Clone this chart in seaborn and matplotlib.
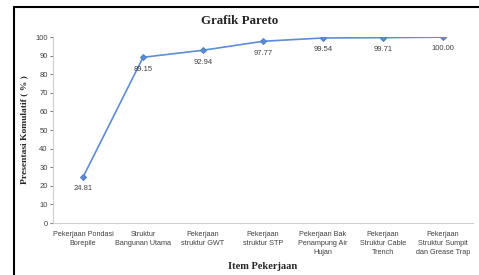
import matplotlib
matplotlib.use("Agg")
import matplotlib.pyplot as plt
import seaborn as sns
import pandas as pd
from matplotlib.lines import Line2D

items = ["Pekerjaan Pondasi\nBorepile", "Struktur\nBangunan Utama", "Pekerjaan\nstruktur GWT",
         "Pekerjaan\nstruktur STP", "Pekerjaan Bak\nPenampung Air\nHujan", "Pekerjaan\nStruktur Cable\nTrench",
         "Pekerjaan\nStruktur Sumpit\ndan Grease Trap"]
kumulatif = [24.81, 89.15, 92.94, 97.77, 99.54, 99.71, 100.00]
labels = ["24.81", "89.15", "92.94", "97.77", "99.54", "99.71", "100.00"]

df = pd.DataFrame({"pos": range(len(items)), "val": kumulatif})

sns.set_style("white")
plt.rcParams['font.family'] = ['Liberation Sans', 'DejaVu Sans']

fig = plt.figure(figsize=(4.79, 2.75), dpi=100)
ax = fig.add_axes([0.111, 0.189, 0.876, 0.676])

sns.lineplot(data=df, x="pos", y="val", ax=ax, color="#5B8ED6", linewidth=1.2,
             marker="D", markersize=3, markeredgecolor="#4A7FCB")

for i, (v, t) in enumerate(zip(kumulatif, labels)):
    ax.annotate(t, (i, v), xytext=(0, -8.5), textcoords="offset points",
                ha="center", va="center", fontsize=5.5, color="#404040")

ax.set_xlim(-0.5, len(items) - 0.5)
ax.set_ylim(0, 100)
ax.set_yticks(range(0, 101, 10))
ax.set_xticks(range(len(items)))
ax.set_xticklabels(items, fontsize=5.2, color="#404040", linespacing=1.4)
ax.tick_params(axis="y", labelsize=5.5, colors="#404040", length=2, width=0.5, left=True, pad=2)
ax.tick_params(axis="x", length=0, pad=6)
for s in ["top", "right"]:
    ax.spines[s].set_visible(False)
for s in ["left", "bottom"]:
    ax.spines[s].set_color("#D0D0D0")
    ax.spines[s].set_linewidth(0.8)

ax.set_xlabel("Item Pekerjaan", fontsize=7.6, fontweight="bold", family="Liberation Serif", labelpad=4)
ax.set_ylabel("Presentasi Komulatif ( % )", fontsize=6.8, fontweight="bold", family="Liberation Serif", labelpad=5)
fig.text(0.5, 0.925, "Grafik Pareto", ha="center", va="center", fontsize=9.4,
         fontweight="bold", family="Liberation Serif")

# frame of the original screenshot
fig.add_artist(Line2D([14/479, 1], [1 - 7/275, 1 - 7/275], color="black", linewidth=1.5, transform=fig.transFigure))
fig.add_artist(Line2D([14/479, 14/479], [0, 1 - 7/275], color="black", linewidth=1.5, transform=fig.transFigure))

fig.savefig("out.png", dpi=100)
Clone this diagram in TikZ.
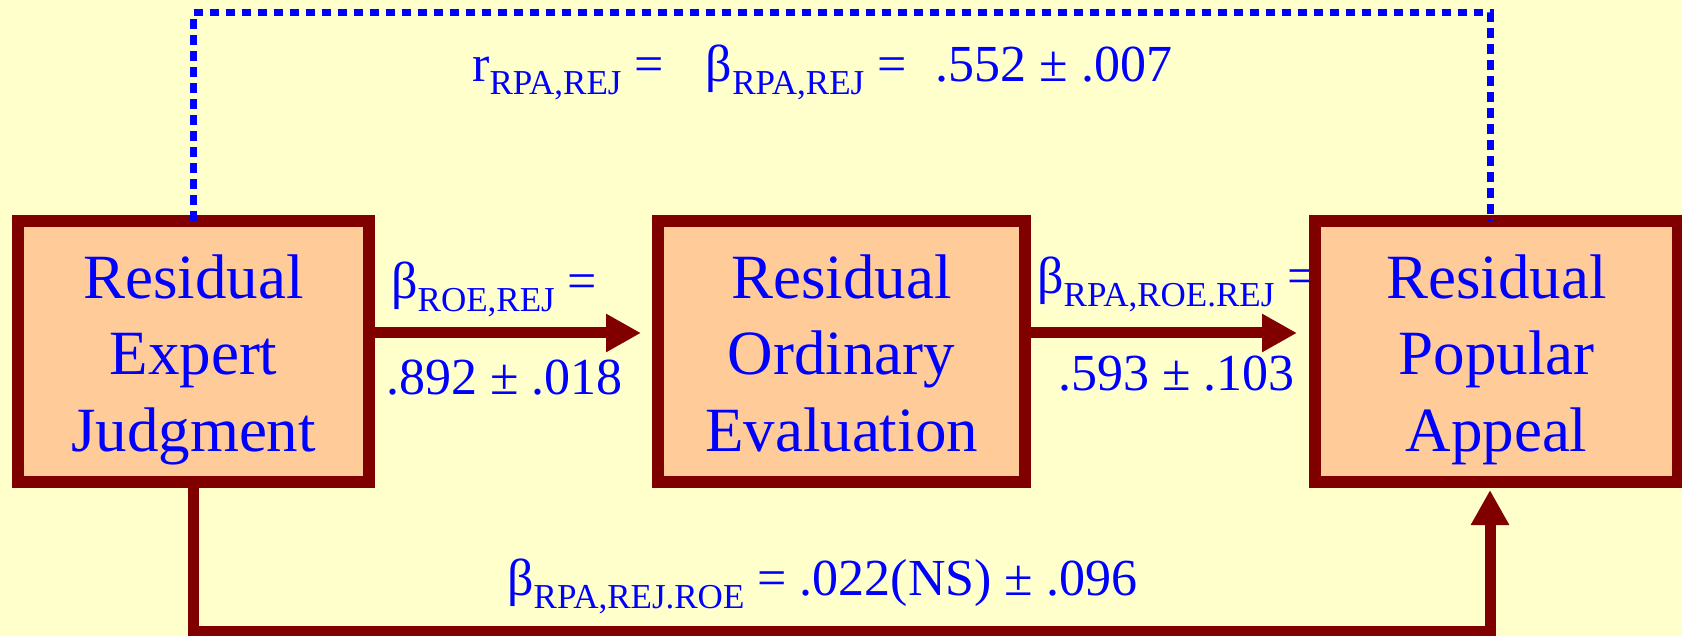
____
* EXERCISE
Your task is to reproduce the entries above word for word, from the first line through the line with "from matplotlib.lines import Line2D", and please leave out any pictures.

* SOLUTION BELOW
Clone this chart in seaborn and matplotlib.
import matplotlib
matplotlib.use("Agg")
import matplotlib.pyplot as plt
import seaborn as sns
import pandas as pd
from matplotlib.lines import Line2D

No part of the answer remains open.